X_original = X.values #returns a numpy array
min_max_scaler_x = preprocessing.MinMaxScaler()
X_scaled = min_max_scaler_x.fit_transform(X_original)
X_normalized = pd.DataFrame(X_scaled)

y_original = y.values #returns a numpy array
min_max_scaler_y = preprocessing.MinMaxScaler()
y_scaled = min_max_scaler_y.fit_transform(y_original)
y_normalized = pd.DataFrame(y_scaled)

error = list()
for train, test in kf:
    X_train = X_normalized.ix[train]
    X_test = X_normalized.ix[test]
    y_train = y_normalized.ix[train]
    y_test = y_normalized.ix[test]

    # Train the model using the training sets
    y_ = regr.fit(X_train, y_train).predict(X_test)
    
    individual_errors = np.abs(y_ - y_test)/ y_test
    error.append(np.mean(individual_errors))

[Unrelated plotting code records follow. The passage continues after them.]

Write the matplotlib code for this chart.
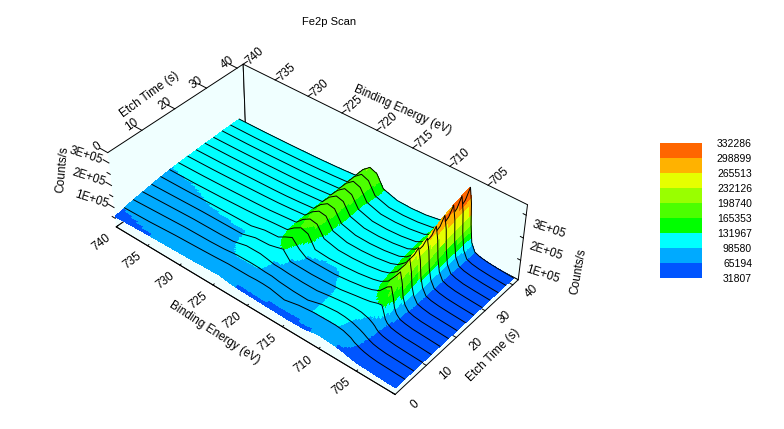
import numpy as np
import matplotlib
matplotlib.use("Agg")
import matplotlib.pyplot as plt
from matplotlib.colors import BoundaryNorm, ListedColormap
from mpl_toolkits.mplot3d import proj3d

plt.rcParams["font.family"] = ["Liberation Sans", "DejaVu Sans"]

###############################################################################
# DATA
###############################################################################

energy = [740, 736, 732, 728, 726, 724, 722, 721, 720, 719, 718, 716, 714, 712,
          710, 709, 708, 707, 706.5, 706.2, 706, 705.7, 705.2, 704.5, 703.5, 702, 700]

etch_time = [0, 2.9, 5.7, 8.6, 11.4, 14.3, 17.1, 20, 22.9, 25.7, 28.6, 31.4, 34.3, 37.1, 40]

# counts per scan, in thousands, one list per etch time
scan_00 = [58, 64, 67, 70, 73, 75, 66, 64, 63, 62, 61, 60, 58, 60, 72, 70, 67, 62, 59, 56, 54, 52, 49, 47, 45, 43, 40]
scan_01 = [68, 72, 80, 85, 88, 92, 92, 92, 94, 94, 92, 78, 92, 99, 100, 100, 96, 84, 72, 68, 64, 60, 55, 50, 46, 44, 41]
scan_02 = [76, 82, 88, 90, 93, 100, 101, 100, 97, 96, 90, 84, 82, 100, 106, 104, 98, 86, 78, 72, 68, 63, 56, 51, 47, 45, 42]
scan_03 = [82, 87, 92, 93, 95, 110, 110, 104, 97, 96, 93, 90, 90, 100, 108, 110, 108, 98, 88, 80, 72, 64, 57, 52, 48, 45, 42]
scan_04 = [88, 92, 96, 97, 97.5, 115, 118, 126, 135, 97, 96, 94, 96, 100, 111, 116, 122, 133, 135, 105, 82, 68, 58, 53, 48, 46, 42]
scan_05 = [94, 96, 100, 102, 103, 118, 122, 140, 155, 120, 98, 97, 97, 104, 114, 122, 136, 172, 182, 140, 100, 76, 60, 54, 49, 46, 42]
scan_06 = [98, 100, 104, 110, 114, 120, 125, 150, 168, 158, 105, 100, 102, 107, 117, 126, 146, 190, 215, 170, 112, 82, 61, 54, 49, 46, 42]
scan_07 = [101, 103, 107, 112, 115, 121, 127, 157, 176, 170, 122, 106, 105, 109, 119, 130, 155, 205, 240, 190, 125, 88, 62, 55, 49, 46, 42]
scan_08 = [103, 105, 109, 114, 117, 122, 128, 160, 180, 175, 125, 108, 107, 111, 121, 134, 162, 215, 255, 205, 135, 92, 63, 55, 50, 46, 42]
scan_09 = [105, 107, 111, 115, 118, 123, 129, 163, 184, 178, 128, 110, 108, 112, 122, 137, 168, 222, 265, 215, 140, 94, 64, 56, 50, 46, 42]
scan_10 = [107, 109, 112, 116, 119, 124, 129, 166, 188, 180, 130, 111, 109, 113, 123, 139, 174, 235, 285, 230, 150, 96, 65, 56, 50, 46, 42]
scan_11 = [108, 110, 113, 117, 120, 124, 130, 168, 192, 182, 132, 112, 110, 114, 124, 141, 178, 245, 302, 245, 160, 97, 66, 57, 50, 46, 42]
scan_12 = [110, 111, 114, 118, 121, 125, 130, 170, 195, 184, 133, 113, 111, 115, 125, 143, 182, 255, 315, 255, 165, 98, 66, 57, 51, 46, 42]
scan_13 = [111, 112, 115, 119, 122, 126, 131, 172, 198, 186, 134, 114, 112, 116, 126, 145, 186, 262, 325, 262, 170, 99, 66, 57, 51, 46, 42]
scan_14 = [112, 113, 116, 120, 123, 127, 132, 174, 200, 188, 135, 115, 113, 117, 128, 147, 190, 268, 332, 268, 175, 100, 66, 57, 51, 46, 42]

levels = [31807, 65194, 98580, 131967, 165353, 198740, 232126, 265513, 298899, 332286]
band_colors = ["#0055FF", "#00AAFF", "#00FFFF", "#00FF00", "#4CFF00",
               "#99FF00", "#E5FF00", "#FFB200", "#FF6600"]

energy_ticks = [740, 735, 730, 725, 720, 715, 710, 705]
time_ticks = [0, 10, 20, 30, 40]
count_ticks = [100000, 200000, 300000]
count_minor = [50000, 150000, 250000]
count_labels = ["1E+05", "2E+05", "3E+05"]

###############################################################################
# FIGURE
###############################################################################

E_LIM = (740, 700)
T_LIM = (0, 42)
Z_LIM = (10000, 345000)
PANE = "#F0FFFF"
FS = 8.5
LW = 0.7

fig = plt.figure(figsize=(7.84, 4.29), dpi=100)
fig.text(329 / 784, 1 - 22 / 429, "Fe2p Scan", ha="center", va="center", fontsize=8)

# square 3D axes placed so the box lands where it sits in the reference
side = 417.2
ax = fig.add_axes([98.9 / 784, -1.5 / 429, side / 784, side / 429], projection="3d")
ax.set_proj_type("persp", focal_length=0.653)
ax.view_init(elev=40.536, azim=-50.014)
ax.set_box_aspect((1, 0.551, 0.268))
ax.set_xlim(*E_LIM, view_margin=0)
ax.set_ylim(*T_LIM, view_margin=0)
ax.set_zlim(*Z_LIM, view_margin=0)
ax.patch.set_alpha(0)
ax.grid(False)
ax.computed_zorder = False

for axis in (ax.xaxis, ax.yaxis, ax.zaxis):
    axis.set_pane_color(PANE)
    axis.pane.set_edgecolor("black")
    axis.pane.set_linewidth(LW)
    axis.line.set_color("black")
    axis.line.set_linewidth(LW)
    axis._axinfo["tick"]["inward_factor"] = 0
    axis._axinfo["tick"]["outward_factor"] = 0.12
    axis._axinfo["tick"]["linewidth"] = {True: LW, False: LW}

ax.set_xticks(energy_ticks)
ax.set_yticks(time_ticks)
ax.set_zticks(count_ticks)
ax.set_zticklabels(count_labels)
ax.tick_params(axis="x", labelsize=FS, pad=-4)
ax.tick_params(axis="y", labelsize=FS, pad=2)
ax.tick_params(axis="z", labelsize=FS, pad=0)
for lab in ax.get_xticklabels():
    lab.set_rotation(38)
    lab.set_ha("right")
for lab in ax.get_yticklabels():
    lab.set_rotation(42)
    lab.set_va("bottom")
for lab in ax.get_zticklabels():
    lab.set_rotation(-18)
    lab.set_va("top")

###############################################################################
# SURFACE: drawn strip by strip from the back so the ridges hide the lines
###############################################################################

scans = [scan_00, scan_01, scan_02, scan_03, scan_04, scan_05, scan_06, scan_07,
         scan_08, scan_09, scan_10, scan_11, scan_12, scan_13, scan_14]
counts = np.array(scans, dtype=float) * 1000
energy_arr = np.array(energy, dtype=float)
time_arr = np.array(etch_time, dtype=float)

cmap = ListedColormap(band_colors)
norm = BoundaryNorm(levels, cmap.N, clip=True)

# finer mesh only so that the colour bands follow the surface smoothly
fine_energy = np.linspace(740, 700, 401)
fine_counts = np.array([np.interp(fine_energy, energy_arr[::-1], row[::-1]) for row in counts])

order = 1
for i in range(len(time_arr) - 2, -1, -1):
    weights = np.linspace(0, 1, 7)
    strip_time = time_arr[i] + weights * (time_arr[i + 1] - time_arr[i])
    strip_z = np.outer(1 - weights, fine_counts[i]) + np.outer(weights, fine_counts[i + 1])
    X, Y = np.meshgrid(fine_energy, strip_time)
    ax.plot_surface(X, Y, strip_z, facecolors=cmap(norm(strip_z)), rstride=1, cstride=1,
                    shade=False, linewidth=0, antialiased=False, zorder=order)
    # the scan behind this strip goes on top of it, nearer strips may still hide it
    ax.plot(energy_arr, np.full(energy_arr.shape, time_arr[i + 1]), counts[i + 1],
            color="black", lw=LW, zorder=order + 0.5)
    order += 1

###############################################################################
# EXTRA AXES ON THE TOP EDGES AND THE LEFT UPRIGHT
###############################################################################


def label_3d(x, y, z, text, rotation):
    xp, yp, _ = proj3d.proj_transform(x, y, z, ax.get_proj())
    ax.text2D(xp, yp, text, transform=ax.transData, rotation=rotation,
              ha="center", va="center", fontsize=FS, zorder=50)


top = Z_LIM[1]
for t in time_ticks:
    ax.plot([E_LIM[0], E_LIM[0] + 1.2], [t, t], [top, top], color="black", lw=LW, zorder=50)
    label_3d(E_LIM[0] + 1.6, t, top, str(t), 35)
for e in energy_ticks:
    ax.plot([e, e], [T_LIM[1], T_LIM[1] + 1.4], [top, top], color="black", lw=LW, zorder=50)
    label_3d(e, T_LIM[1] + 4.0, top, str(e), 42)
for z, lab in zip(count_ticks, count_labels):
    ax.plot([E_LIM[0], E_LIM[0] + 0.9], [0, 0], [z, z], color="black", lw=LW, zorder=50)
    label_3d(E_LIM[0] + 3.7, 0, z - 25000, lab, -18)
for z in count_minor:
    ax.plot([E_LIM[0], E_LIM[0] + 0.5], [0, 0], [z, z], color="black", lw=LW, zorder=50)
    ax.plot([E_LIM[1], E_LIM[1] - 0.4], [T_LIM[1], T_LIM[1]], [z, z], color="black", lw=LW, zorder=50)

# axis titles, each one front and back as in the reference
fig.text(215 / 784, 1 - 333 / 429, "Binding Energy (eV)", rotation=-33, ha="center", va="center", fontsize=FS)
fig.text(493 / 784, 1 - 355 / 429, "Etch Time (s)", rotation=45, ha="center", va="center", fontsize=FS)
fig.text(578 / 784, 1 - 272 / 429, "Counts/s", rotation=80, ha="center", va="center", fontsize=FS)
fig.text(150 / 784, 1 - 95 / 429, "Etch Time (s)", rotation=36, ha="center", va="center", fontsize=FS)
fig.text(403 / 784, 1 - 110 / 429, "Binding Energy (eV)", rotation=-24, ha="center", va="center", fontsize=FS)
fig.text(62 / 784, 1 - 170 / 429, "Counts/s", rotation=85, ha="center", va="center", fontsize=FS)

###############################################################################
# LEGEND
###############################################################################

cax = fig.add_axes([660 / 784, 1 - 278 / 429, 42 / 784, 135 / 429])
cax.barh(np.arange(len(band_colors)), 1, height=1, align="edge", color=band_colors)
cax.set_xlim(0, 1)
cax.set_ylim(0, len(band_colors))
cax.set_xticks([])
cax.yaxis.tick_right()
cax.set_yticks(np.arange(len(levels)))
cax.set_yticklabels([str(v) for v in levels], ha="right")
cax.tick_params(axis="y", length=0, pad=36, labelsize=7.5)
for spine in cax.spines.values():
    spine.set_visible(False)

fig.savefig("out.png", dpi=100)
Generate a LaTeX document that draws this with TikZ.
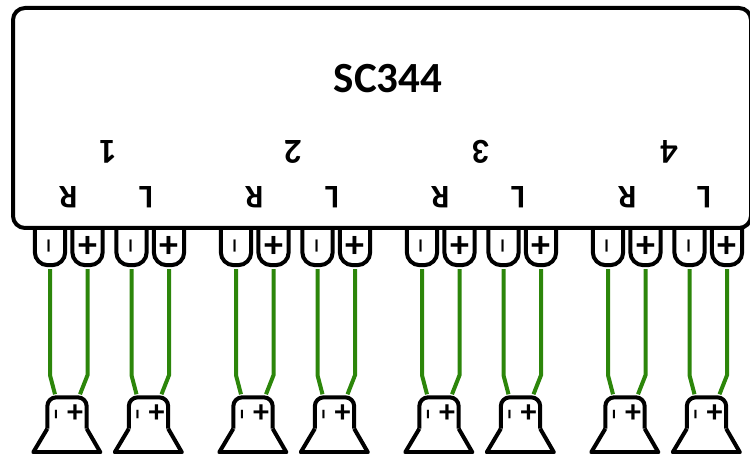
\documentclass[tikz,border=0pt]{standalone}
\usepackage{fontspec}
\setmainfont{Carlito}
\tikzset{
  every node/.style={font=\bfseries},
  unit/.style={draw, line width=4pt, rounded corners=12pt, minimum width=738pt, minimum height=220pt, inner sep=0pt},
  outline/.style={line width=4pt, line join=round},
  term/.style={minimum width=30pt, minimum height=37pt, inner sep=0pt, font=\bfseries\fontsize{38}{38}\selectfont},
  spk/.style={minimum width=39pt, minimum height=31pt, inner sep=0pt},
  wire/.style={line width=4pt, draw={rgb,255:red,44;green,134;blue,10}},
  chan/.style={rotate=180, font=\bfseries\fontsize{35}{35}\selectfont},
  side/.style={rotate=180, font=\bfseries\fontsize{33}{33}\selectfont},
  minus/.style={rotate=90, inner sep=0pt, font=\fontsize{34}{34}\selectfont},
  smallminus/.style={rotate=90, inner sep=0pt, font=\bfseries\fontsize{24}{24}\selectfont},
  smallplus/.style={inner sep=0pt, font=\bfseries\fontsize{32}{32}\selectfont}
}
\begin{document}
\begin{tikzpicture}[x=1pt, y=-1pt]
  \clip (0,0) rectangle (750,454);
  % terminals, wires and speakers
  \foreach \g in {1,2,3,4} {
    \foreach \k/\dx in {a/0, b/81.5} {
      \pgfmathsetmacro{\xa}{50+(\g-1)*186+\dx}
      \pgfmathsetmacro{\xb}{\xa+37.5}
      \pgfmathsetmacro{\xs}{\xa+17}
      \node (neg\g\k) [term] at (\xa,246.5) {};
      \node (pos\g\k) [term] at (\xb,246.5) {+};
      \node [minus] (negtxt\g\k) at (\xa+3.5,246.5) {–};
      \draw[outline, rounded corners=13pt] (neg\g\k.north west) -- (neg\g\k.south west) -- (neg\g\k.south east) -- (neg\g\k.north east);
      \draw[outline, rounded corners=13pt] (pos\g\k.north west) -- (pos\g\k.south west) -- (pos\g\k.south east) -- (pos\g\k.north east);
      \node (sp\g\k) [spk] at (\xs,413) {};
      \node [smallminus] (spneg\g\k) at (\xs-8,415) {–};
      \node [smallplus] (sppos\g\k) at (\xs+8,414) {+};
      \draw[outline, rounded corners=9pt] (sp\g\k.south west) -- (sp\g\k.north west) -- (sp\g\k.north east) -- (sp\g\k.south east);
      \draw[outline] (sp\g\k.south west) -- ++(-14,23.5) -- ++(67,0) -- (sp\g\k.south east);
      \draw[wire] ([yshift=-4pt]neg\g\k.south) -- ++(0,106) -- ([xshift=-12pt, yshift=3pt]sp\g\k.north);
      \draw[wire] ([yshift=-4pt]pos\g\k.south) -- ++(0,106) -- ([xshift=13pt, yshift=3pt]sp\g\k.north);
    }
  }
  % the unit
  \node (sc) [unit, fill=white] at (382,118) {};
  \node (title) [font=\bfseries\fontsize{43}{43}\selectfont] at (388,79) {SC344};
  \foreach \n/\xn/\xr/\xl in {1/108/68/146, 2/293/254/332, 3/481/440/518, 4/669/627/704} {
    \node (chan\n) [chan] at (\xn,152) {\n};
    \node (r\n) [side] at (\xr,197) {R};
    \node (l\n) [side] at (\xl,197) {L};
  }
\end{tikzpicture}
\end{document}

print 'Average error, normalized data: ', np.mean(error)

y_ = regr.fit(X, y)

## Partial results:
##     18.7% mean relative error for non-normalized data;
##     For normalized data, weird predictions overflow error calculation

Automatically created module for IPython interactive environment
Average error, non-normalized data:  0.178070746577
Average error, normalized data:  inf




In [5]:
import matplotlib.pyplot as plt
import numpy as np
import pandas as pd
from sklearn import datasets, linear_model, cross_validation, metrics
from sklearn.cross_validation import KFold
from sklearn import preprocessing
from sklearn.feature_selection import SelectKBest
from sklearn.feature_selection import f_regression

pd.set_option('display.max_rows', 1000)

# Load realestate dataset

realestate = pd.read_csv('../../data/realestate/realestate.csv')

#sel = VarianceThreshold(threshold=(.7 * (1 - .7)))
#nrm_X = sel.fit_transform(nrm_X)
#retained = sel.get_support()
#print retained
X = realestate.ix[:,0:109]
y = realestate.ix[:,110:111]
kbest = SelectKBest(f_regression, k=7)
X = kbest.fit_transform(X, y)
retained2 = kbest.get_support()
print retained2
X = pd.DataFrame(X)

# Create linear regression object
regr = linear_model.LinearRegression()

kf = KFold(len(X), n_folds=5, shuffle=True)

error = list()
for train, test in kf:
    X_train = X.ix[train]
    X_test = X.ix[test]
    y_train = y.ix[train]
    y_test = y.ix[test]

    # Train the model using the training sets
    y_ = regr.fit(X_train, y_train).predict(X_test)
    
    individual_errors = np.abs(y_ - y_test)/ y_test
    error.append(np.mean(individual_errors))

print 'Average error, feature selection: ', np.mean(error)

[ True False False False  True  True False False False False False False
 False False False False False False False False False False False False
 False False False False False False False False False  True False False
 False False False False False False False False False False False False
 False False False False False False False False False False False False
 False  True False False False False False False False False False False
 False False False False False False False False False False False False
 False False False False False False False False False False False False
 False False False  True  True False False False False False False False
 False]
Average error, feature selection:  0.168150913843


  y = column_or_1d(y, warn=True)


In [3]:
import matplotlib.pyplot as plt
import numpy as np
import pandas as pd
from sklearn import datasets, linear_model, cross_validation, metrics
from sklearn.cross_validation import KFold
from sklearn import preprocessing
from sklearn.feature_selection import SelectKBest
from sklearn.feature_selection import f_regression

pd.set_option('display.max_rows', 1000)

# Load realestate dataset

realestate = pd.read_csv('../../data/realestate/realestate.csv')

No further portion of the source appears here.